Big D leased five tractors and five trailers to Frontier pursuant to an equipment lease that required Frontier to insure the vehicles and bear all risk of damage or loss. Big D then requested that Travelers delete these five tractors and five trailers from the Policy. Travelers issued the Endorsement, which provides, in pertinent part:
THIS INSURANCE IS AMENDED AS FOLLOWS:
THE COMMERCIAL AUTOMOBILE COVERAGE PART IS AMENDED AS FOLLOWS:
DELETE VEHICLE NUMBER(S) [list of the five tractors and trailers subject to the equipment lease with Frontier]
LIABILITY COVERAGE IS DELETED AS PER ATTACHED SCHEDULE FOR VEHICLE NUMBER(S): [list of same five tractors and trailers]
D. 12/31/12 App. 144 (bracketed material added); see id. at 13-14 (Big D lease to Frontier) (listing leased tractors and trailers).
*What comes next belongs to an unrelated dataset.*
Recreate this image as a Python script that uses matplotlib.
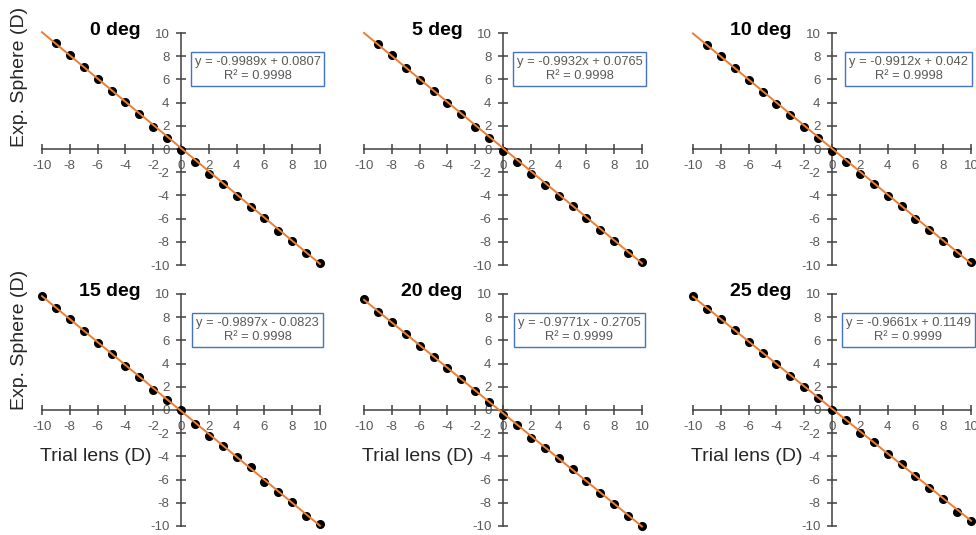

The court held that the Endorsement unambiguously deleted liability coverage for the listed tractors and trailers, and thus the tractor and trailer involved in the accident were not covered autos. The Endorsement expressly provides that “LIABILITY COVERAGE IS DELETED AS PER ATTACHEDSCHEDULE”for the listed tractors and trailers. D. And it specifies that it is amending the “COMMERCIAL AUTOMOBILE COVERAGE PART,” which consists of the declarations page that states that liability coverage applies to Symbol “1” vehicles, and of the Business Auto Coverage Form that defines Symbol “1,” Construing the Policy and the Endorsement together, as it must, the court holds that they can be reconciled to mean that liability coverage applies to any Symbol “1” auto except the ones for which liability coverage was specifically deleted by the Endorsement.
Bituminous failed to demonstrate that the tractor and trailer operated by McAdams on the occasion in question were covered under the Policy between Travelers and Big D. The tractor and trailer had been deleted from liability coverage and therefore were not “covered autos” at the time of the accident.
For the reasons set out, the court granted Travelers’ motion for summary judgment, denied Bituminous’ motion for summary judgment, and dismissed the lawsuit.